With the flu season approaching and at least two strains circulating, a publicity campaign has been launched by the federal Centers for Disease Control, schools and other institutions and employers. The message is simple. Wash your hands, and do it well and often. If soap and water aren't available, use an alcohol-based hand washing gel.
Frequent hand washing, epidemiologists say, is the single best way to guard against getting the flu. A University of California Berkeley study that filmed students as they worked on their laptops found that on average, they touched their eyes, nose or lips once every four minutes. That means a bacteria or virus lurking on their hands had 15 opportunities per hour to infect them.
About one-third of flu infections are believed to be caused by viruses transmitted by one's hands.

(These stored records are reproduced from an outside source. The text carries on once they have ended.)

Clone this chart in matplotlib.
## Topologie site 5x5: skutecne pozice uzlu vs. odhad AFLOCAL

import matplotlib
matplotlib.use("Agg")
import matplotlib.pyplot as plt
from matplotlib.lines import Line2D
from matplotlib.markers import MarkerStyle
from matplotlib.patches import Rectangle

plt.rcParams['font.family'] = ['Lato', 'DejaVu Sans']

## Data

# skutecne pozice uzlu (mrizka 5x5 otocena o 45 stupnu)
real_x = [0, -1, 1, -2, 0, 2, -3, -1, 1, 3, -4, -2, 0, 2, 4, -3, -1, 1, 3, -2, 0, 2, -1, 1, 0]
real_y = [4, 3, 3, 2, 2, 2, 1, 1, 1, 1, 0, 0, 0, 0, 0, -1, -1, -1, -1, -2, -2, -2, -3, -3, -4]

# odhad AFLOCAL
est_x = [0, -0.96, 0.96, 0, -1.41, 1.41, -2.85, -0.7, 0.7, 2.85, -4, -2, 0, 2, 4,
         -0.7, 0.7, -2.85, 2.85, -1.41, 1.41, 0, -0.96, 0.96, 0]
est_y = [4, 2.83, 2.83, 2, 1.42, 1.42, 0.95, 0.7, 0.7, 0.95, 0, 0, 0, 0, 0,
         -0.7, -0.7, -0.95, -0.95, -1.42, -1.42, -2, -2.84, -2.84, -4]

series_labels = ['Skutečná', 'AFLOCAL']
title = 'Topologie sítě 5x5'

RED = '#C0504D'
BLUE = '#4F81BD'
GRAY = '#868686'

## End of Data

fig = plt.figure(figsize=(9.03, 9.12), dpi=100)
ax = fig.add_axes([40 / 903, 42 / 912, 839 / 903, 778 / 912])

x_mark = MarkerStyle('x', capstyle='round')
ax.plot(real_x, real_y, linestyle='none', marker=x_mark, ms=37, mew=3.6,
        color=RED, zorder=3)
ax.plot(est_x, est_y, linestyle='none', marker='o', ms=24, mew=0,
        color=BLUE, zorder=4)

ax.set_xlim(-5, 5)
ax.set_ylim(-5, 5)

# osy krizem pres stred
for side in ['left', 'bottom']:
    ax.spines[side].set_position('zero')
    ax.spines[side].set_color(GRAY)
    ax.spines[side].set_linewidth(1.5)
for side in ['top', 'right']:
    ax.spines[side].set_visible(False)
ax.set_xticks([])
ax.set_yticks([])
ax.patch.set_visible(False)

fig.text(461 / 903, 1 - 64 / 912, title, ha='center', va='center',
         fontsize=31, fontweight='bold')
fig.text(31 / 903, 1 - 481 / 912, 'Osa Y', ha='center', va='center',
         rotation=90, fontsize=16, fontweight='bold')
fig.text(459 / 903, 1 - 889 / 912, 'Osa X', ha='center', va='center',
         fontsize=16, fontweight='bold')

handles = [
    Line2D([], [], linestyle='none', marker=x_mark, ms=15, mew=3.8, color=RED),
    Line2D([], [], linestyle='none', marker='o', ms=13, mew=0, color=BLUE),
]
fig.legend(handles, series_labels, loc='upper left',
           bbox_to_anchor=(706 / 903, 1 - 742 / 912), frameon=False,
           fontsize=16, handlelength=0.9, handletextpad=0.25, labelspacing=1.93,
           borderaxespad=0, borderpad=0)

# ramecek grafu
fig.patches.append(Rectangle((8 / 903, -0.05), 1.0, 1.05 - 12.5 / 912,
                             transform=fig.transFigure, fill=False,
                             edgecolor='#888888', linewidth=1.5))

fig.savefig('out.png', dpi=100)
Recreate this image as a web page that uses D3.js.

Another study, done at the University of Colorado and described by Pope, found that in dorms where hand sanitizers were made readily available and hand washing stressed, students got sick 20 percent less than in the other dorms. And in homes with hand sanitizers, the risk that someone else would become ill because a child had a gastrointestinal illness fell by 60 percent.
Any washing is better than none, but to be effective, the CDC says, hands should be soaped and rubbed together for 15 to 20 seconds making sure to scrub every surface, and then dried with hot air or a paper towel that should, the agency advised, then be used to turn off the water.
In 1850, before the germ theory of disease existed, Ignaz Semmelweis, a Viennese physician noted something unusual in his hospital. The mothers who delivered babies in one maternity ward died five times more often than those in other wards. The difference, he theorized, arose because student doctors came to that ward directly after working on corpses in another class.
Semmelweis didn't know what it was about the corpses that might be responsible for the illness killing new mothers, but he wondered if hand washing would stop it. He instituted a hand-washing regimen and before long, the death rate in that ward fell fivefold.
Frequent hand washing may not prove as effective as a flu preventative, because the disease is also spread when people cough or sneeze. But it's the cheapest and easiest way there is to reduce the risk.